[Aim]: From the entries below, copy out every line with "matplotlib" in it.

[Material shown]:

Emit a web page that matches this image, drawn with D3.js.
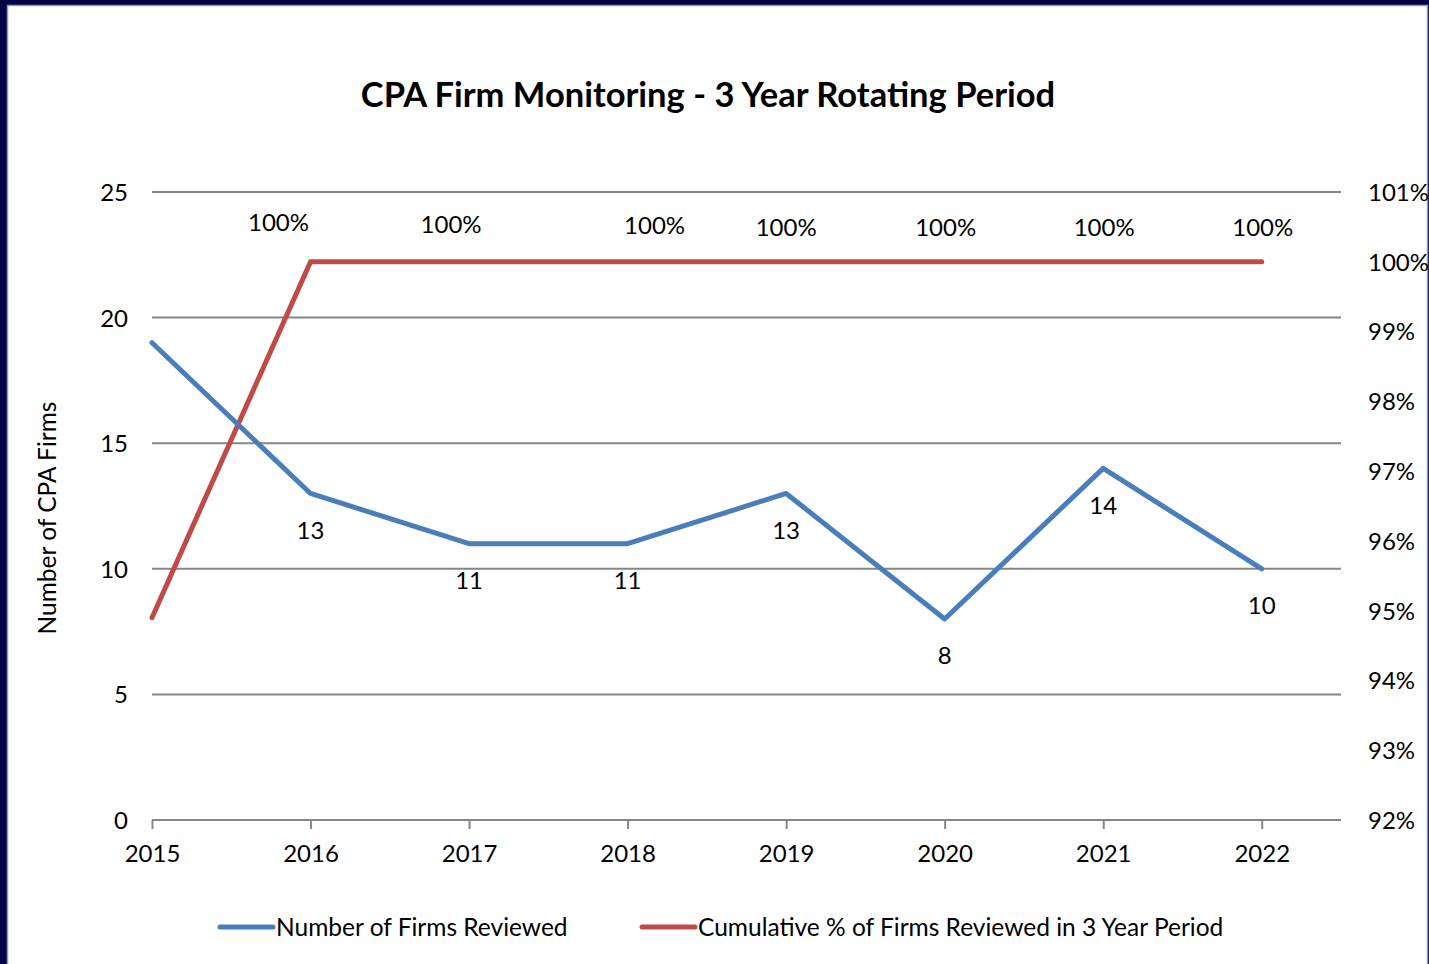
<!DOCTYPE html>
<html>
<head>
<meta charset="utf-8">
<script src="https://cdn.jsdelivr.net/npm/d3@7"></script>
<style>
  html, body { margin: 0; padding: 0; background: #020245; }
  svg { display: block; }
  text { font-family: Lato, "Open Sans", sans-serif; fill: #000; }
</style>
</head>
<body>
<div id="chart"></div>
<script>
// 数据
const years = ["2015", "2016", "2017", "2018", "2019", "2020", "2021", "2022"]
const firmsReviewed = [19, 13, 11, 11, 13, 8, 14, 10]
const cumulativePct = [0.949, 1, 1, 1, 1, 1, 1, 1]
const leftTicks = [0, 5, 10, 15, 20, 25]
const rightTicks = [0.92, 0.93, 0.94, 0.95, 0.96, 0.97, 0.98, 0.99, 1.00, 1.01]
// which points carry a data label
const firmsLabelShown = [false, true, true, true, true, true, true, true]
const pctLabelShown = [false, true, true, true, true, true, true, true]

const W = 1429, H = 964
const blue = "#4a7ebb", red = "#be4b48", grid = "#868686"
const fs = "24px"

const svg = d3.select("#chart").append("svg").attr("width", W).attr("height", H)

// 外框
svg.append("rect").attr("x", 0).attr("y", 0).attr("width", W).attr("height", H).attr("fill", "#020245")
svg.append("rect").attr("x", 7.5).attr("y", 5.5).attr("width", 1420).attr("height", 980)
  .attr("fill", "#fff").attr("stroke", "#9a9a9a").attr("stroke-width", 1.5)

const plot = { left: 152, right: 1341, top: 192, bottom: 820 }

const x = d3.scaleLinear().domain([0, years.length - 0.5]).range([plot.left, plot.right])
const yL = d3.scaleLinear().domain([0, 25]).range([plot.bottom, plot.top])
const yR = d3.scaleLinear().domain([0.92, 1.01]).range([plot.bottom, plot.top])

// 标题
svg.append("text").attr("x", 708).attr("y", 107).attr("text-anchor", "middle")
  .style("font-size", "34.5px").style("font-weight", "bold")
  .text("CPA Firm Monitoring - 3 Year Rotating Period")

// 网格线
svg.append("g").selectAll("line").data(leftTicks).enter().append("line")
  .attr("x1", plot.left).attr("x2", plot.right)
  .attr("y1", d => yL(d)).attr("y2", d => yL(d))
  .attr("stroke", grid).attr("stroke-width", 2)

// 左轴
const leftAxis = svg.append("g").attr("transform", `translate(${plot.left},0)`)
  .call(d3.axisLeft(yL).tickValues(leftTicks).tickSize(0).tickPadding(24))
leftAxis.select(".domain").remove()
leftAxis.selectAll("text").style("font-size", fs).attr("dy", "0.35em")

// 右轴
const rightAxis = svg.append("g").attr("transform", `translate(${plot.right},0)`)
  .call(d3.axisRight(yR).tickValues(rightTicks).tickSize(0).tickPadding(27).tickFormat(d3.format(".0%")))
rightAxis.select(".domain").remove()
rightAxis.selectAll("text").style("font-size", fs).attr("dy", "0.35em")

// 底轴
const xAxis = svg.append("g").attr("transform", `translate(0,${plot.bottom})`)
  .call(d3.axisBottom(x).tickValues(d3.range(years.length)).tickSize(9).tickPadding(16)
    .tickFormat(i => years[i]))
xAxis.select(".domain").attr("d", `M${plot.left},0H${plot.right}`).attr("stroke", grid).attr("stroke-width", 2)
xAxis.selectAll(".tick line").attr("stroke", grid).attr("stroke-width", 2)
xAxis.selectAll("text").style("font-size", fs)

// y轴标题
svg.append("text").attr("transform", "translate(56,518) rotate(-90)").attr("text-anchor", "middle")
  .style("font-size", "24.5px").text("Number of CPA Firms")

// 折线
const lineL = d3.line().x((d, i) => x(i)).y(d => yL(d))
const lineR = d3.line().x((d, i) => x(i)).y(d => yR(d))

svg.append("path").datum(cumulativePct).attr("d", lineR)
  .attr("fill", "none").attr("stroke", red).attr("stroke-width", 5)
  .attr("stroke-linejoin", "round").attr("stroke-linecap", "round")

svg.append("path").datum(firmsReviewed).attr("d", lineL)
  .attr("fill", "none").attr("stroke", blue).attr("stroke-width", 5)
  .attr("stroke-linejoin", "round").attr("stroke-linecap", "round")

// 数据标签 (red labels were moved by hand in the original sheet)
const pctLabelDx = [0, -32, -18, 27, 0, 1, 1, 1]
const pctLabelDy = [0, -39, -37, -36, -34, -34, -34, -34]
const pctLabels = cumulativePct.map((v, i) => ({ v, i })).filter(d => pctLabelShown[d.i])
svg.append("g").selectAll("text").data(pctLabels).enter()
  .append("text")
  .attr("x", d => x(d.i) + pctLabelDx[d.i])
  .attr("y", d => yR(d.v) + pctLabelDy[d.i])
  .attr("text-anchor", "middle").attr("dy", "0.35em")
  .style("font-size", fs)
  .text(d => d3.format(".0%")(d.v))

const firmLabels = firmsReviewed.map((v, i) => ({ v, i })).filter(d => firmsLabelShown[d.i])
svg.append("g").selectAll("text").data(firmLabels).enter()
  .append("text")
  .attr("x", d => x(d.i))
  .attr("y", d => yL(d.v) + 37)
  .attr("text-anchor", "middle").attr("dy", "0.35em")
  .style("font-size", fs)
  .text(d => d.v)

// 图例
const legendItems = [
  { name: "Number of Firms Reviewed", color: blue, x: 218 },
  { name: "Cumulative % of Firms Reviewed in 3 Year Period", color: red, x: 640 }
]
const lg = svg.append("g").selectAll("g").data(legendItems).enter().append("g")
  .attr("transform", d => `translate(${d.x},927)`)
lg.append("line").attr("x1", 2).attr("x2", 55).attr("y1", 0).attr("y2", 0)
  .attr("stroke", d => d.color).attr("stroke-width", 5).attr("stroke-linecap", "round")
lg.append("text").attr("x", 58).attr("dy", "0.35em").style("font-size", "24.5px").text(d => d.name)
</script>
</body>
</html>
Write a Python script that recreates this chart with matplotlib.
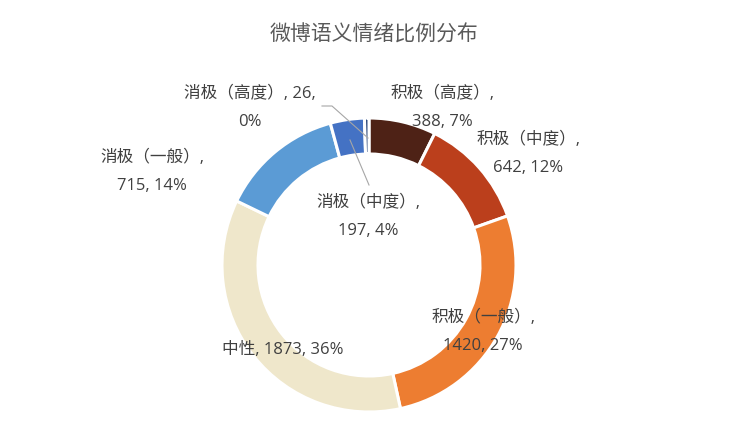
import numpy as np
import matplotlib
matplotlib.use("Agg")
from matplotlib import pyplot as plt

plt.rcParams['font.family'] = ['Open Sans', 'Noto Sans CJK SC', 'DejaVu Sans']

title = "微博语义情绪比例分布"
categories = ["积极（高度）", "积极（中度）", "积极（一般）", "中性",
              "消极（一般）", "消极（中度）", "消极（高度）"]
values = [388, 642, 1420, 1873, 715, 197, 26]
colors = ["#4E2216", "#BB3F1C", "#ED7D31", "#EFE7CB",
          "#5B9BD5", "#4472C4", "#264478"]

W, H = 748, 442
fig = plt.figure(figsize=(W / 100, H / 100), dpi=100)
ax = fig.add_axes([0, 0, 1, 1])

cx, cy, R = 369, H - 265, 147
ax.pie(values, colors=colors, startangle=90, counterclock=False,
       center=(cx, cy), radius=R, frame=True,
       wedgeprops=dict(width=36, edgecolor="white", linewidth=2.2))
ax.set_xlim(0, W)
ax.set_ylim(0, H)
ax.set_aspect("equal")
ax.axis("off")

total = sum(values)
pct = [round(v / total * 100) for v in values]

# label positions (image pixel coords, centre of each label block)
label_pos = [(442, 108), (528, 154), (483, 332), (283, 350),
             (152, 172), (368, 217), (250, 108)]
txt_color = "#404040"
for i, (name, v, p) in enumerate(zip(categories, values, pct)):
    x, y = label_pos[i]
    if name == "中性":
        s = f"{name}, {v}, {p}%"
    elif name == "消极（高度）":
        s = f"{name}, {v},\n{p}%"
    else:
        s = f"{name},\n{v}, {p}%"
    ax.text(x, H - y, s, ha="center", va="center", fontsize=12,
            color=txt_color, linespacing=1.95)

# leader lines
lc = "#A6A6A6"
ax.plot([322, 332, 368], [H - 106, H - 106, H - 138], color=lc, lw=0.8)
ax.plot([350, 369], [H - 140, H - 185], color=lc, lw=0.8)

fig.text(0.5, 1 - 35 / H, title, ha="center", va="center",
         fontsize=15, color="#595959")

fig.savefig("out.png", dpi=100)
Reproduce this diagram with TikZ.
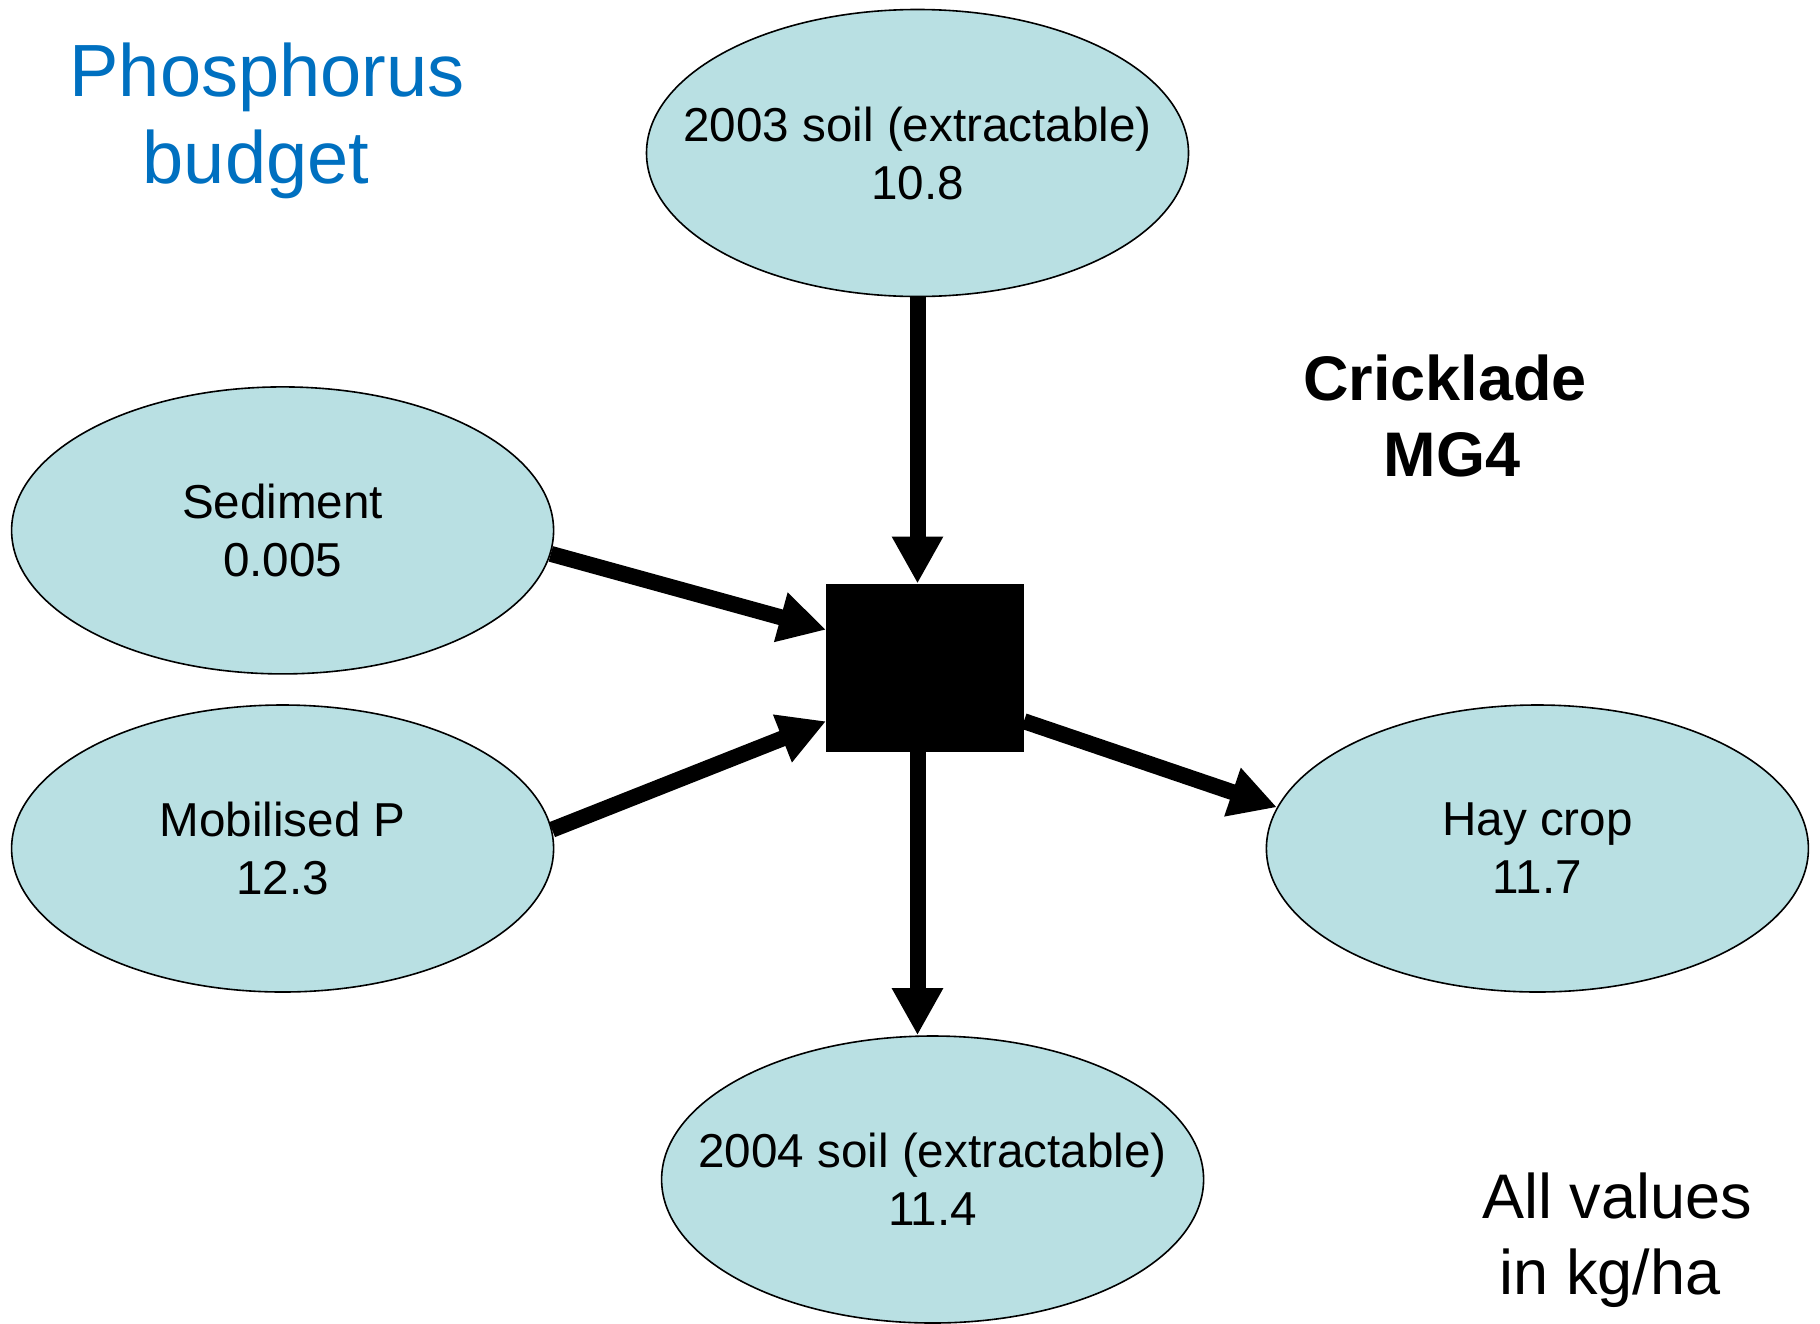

[Worked solution]:
Write a Python script that recreates this chart with matplotlib.
import matplotlib
matplotlib.use("Agg")
from matplotlib import pyplot as plt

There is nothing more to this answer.